Religions create a lot of problems in the world. Ignorance of religion compounds those problems. Arguing that Christians and Muslims worship the same God is often well-intended. But in a world increasingly filled with clashes between adherents of Islam and the west, this confusion is dangerous. Muslims and Christians do not worship the same God and that matters immensely!

God

Muslims hold that “God is one.” Allah has no partners and assigning partners to him is shirk, the highest blasphemy. Christians believe “God is one in three Persons.” Each Person in the Trinity is fully and eternally God. Yet there is one God. Our Muslim neighbors believe Christians are guilty of the greatest sin–making partners with God. Christians believe their Muslim neighbors are guilty of the greatest sin–idolatry.

The two views of the nature of God are irreconcilable.

Duty

Muslims believe that man’s duty toward Allah is to submit to his will. The goal of Islam is not salvation, but to bring the entire world under the rule of Allah–dar al Islam. The Christian believes that the most fundamental duty toward God–out of which obedience arises–is repentance and faith in the Son of God, Jesus Christ. No one knows God who does not know the Son who is the only mediator between God and man. The goal of Christianity is the salvation of sinners through the righteousness, substitutionary atonement and resurrection of Jesus Christ.

The goals of the two religions could not be more different. And because the goals differ, how we worship and how we act in the world also radically differ.

Enemies

Despite all the debates about who is or is not a “true Muslim,” it cannot be doubted that significant numbers of Muslims believe it’s permissible, even necessary, to strive in the cause of Islam. Some believe that includes violent defense of Islam. The Lord Jesus Christ teaches that Christians are to love our enemies. Christians must turn the other cheek. Christians do not wrestle with flesh and blood but with spiritual forces of evil in high places.

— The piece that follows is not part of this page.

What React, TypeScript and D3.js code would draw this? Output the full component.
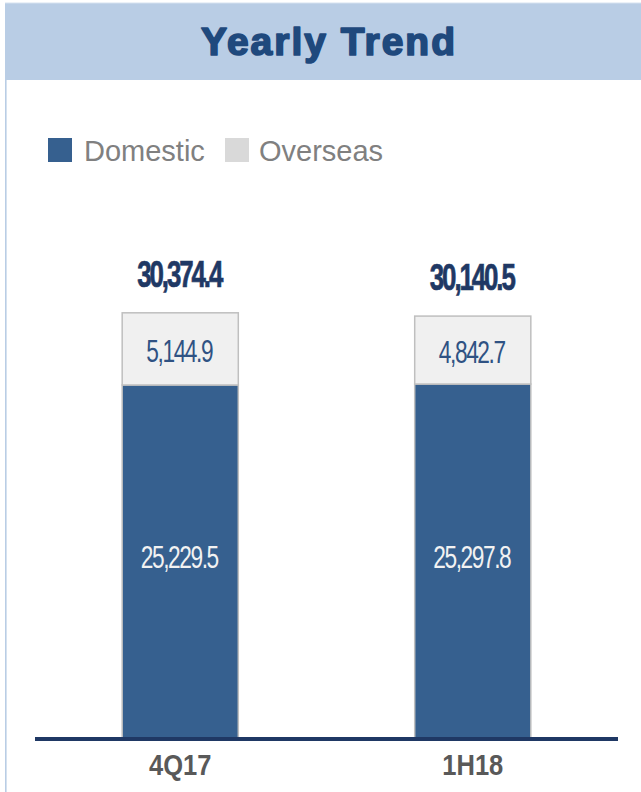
import React from "react";
import * as d3 from "d3";

const categories = ["4Q17", "1H18"];
const domestic = [25229.5, 25297.8];
const overseas = [5144.9, 4842.7];
const totals = [30374.4, 30140.5];
const seriesNames = ["Domestic", "Overseas"];

const W = 641;
const H = 792;
const FONT = "'Liberation Sans', Arial, sans-serif";

export default function App() {
  const x = d3
    .scaleBand<string>()
    .domain(categories)
    .range([35, 618])
    .paddingInner(0.603)
    .paddingOuter(0.298);
  const y = d3.scaleLinear().domain([0, 32000]).range([739, 290]);
  const fmt = d3.format(",.1f");
  const bw = x.bandwidth();

  return (
    <svg
      width={W}
      height={H}
      style={{ position: "absolute", left: 0, top: 0, background: "#fff" }}
    >
      {/* header */}
      <rect x={5} y={3} width={W - 5} height={77} fill="#b9cde5" />
      <line x1={5} y1={3} x2={W} y2={3} stroke="#d6e2f0" strokeWidth={1} />
      <line x1={5.8} y1={80} x2={5.8} y2={H} stroke="#b9cde5" strokeWidth={1.6} />
      <text
        x={329}
        y={55}
        textAnchor="middle"
        fontFamily={FONT}
        fontWeight="bold"
        fontSize={39}
        letterSpacing={2}
        fill="#1f497d"
        stroke="#1f497d"
        strokeWidth={1.7}
        strokeLinejoin="round"
      >
        Yearly Trend
      </text>

      {/* legend */}
      <rect x={48} y={138} width={24} height={24} fill="#36608f" />
      <text x={84} y={161} fontFamily={FONT} fontSize={29} fill="#808080">
        {seriesNames[0]}
      </text>
      <rect x={225} y={138} width={24} height={24} fill="#d9d9d9" />
      <text x={259} y={161} fontFamily={FONT} fontSize={29} fill="#808080">
        {seriesNames[1]}
      </text>

      {categories.map((c, i) => {
        const x0 = x(c)!;
        const cx = x0 + bw / 2;
        const yDomTop = y(domestic[i]);
        const yTop = y(domestic[i] + overseas[i]);
        return (
          <g key={c}>
            <rect
              x={x0}
              y={yDomTop}
              width={bw}
              height={y(0) - yDomTop}
              fill="#36608f"
              stroke="#bfbfbf"
              strokeWidth={1.5}
            />
            <rect
              x={x0}
              y={yTop}
              width={bw}
              height={yDomTop - yTop}
              fill="#f0f0f0"
              stroke="#bfbfbf"
              strokeWidth={1.5}
            />
            <text
              transform={`translate(${cx - 1},${(yTop + yDomTop) / 2 + 13}) scale(0.71,1)`}
              textAnchor="middle"
              fontFamily={FONT}
              fontSize={32}
              letterSpacing={-2}
              fill="#2f5283"
            >
              {fmt(overseas[i])}
            </text>
            <text
              transform={`translate(${cx - 1},${(yDomTop + y(0)) / 2 + 6}) scale(0.71,1)`}
              textAnchor="middle"
              fontFamily={FONT}
              fontSize={32}
              letterSpacing={-2}
              fill="#f2f2f2"
            >
              {fmt(domestic[i])}
            </text>
            <text
              transform={`translate(${cx - 1},${yTop - 26}) scale(0.7,1)`}
              textAnchor="middle"
              fontFamily={FONT}
              fontWeight="bold"
              fontSize={37}
              letterSpacing={-3}
              fill="#1f3864"
              stroke="#1f3864"
              strokeWidth={0.7}
            >
              {fmt(totals[i])}
            </text>
            <text
              transform={`translate(${cx},775) scale(0.85,1)`}
              textAnchor="middle"
              fontFamily={FONT}
              fontWeight="bold"
              fontSize={30}
              fill="#595959"
            >
              {c}
            </text>
          </g>
        );
      })}

      {/* axis */}
      <line x1={35} y1={739} x2={618} y2={739} stroke="#1f3864" strokeWidth={4} />
    </svg>
  );
}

Because Christians and Muslims define their enemies differently and respond to them differently, we cannot be said to worship the same God.

Conclusion

I could go on. Though at many places there is a common history (both groups come from Abraham), a common vocabulary (i.e., faith, worship, etc.) and increasingly a common address in the world, we may be tempted to think there’s more in common than is truly the case. Let us not make that mistake. The differences are radical and they lead to wildly different ethics. Sobriety and charity require us to lovingly state this truth and work out the implications.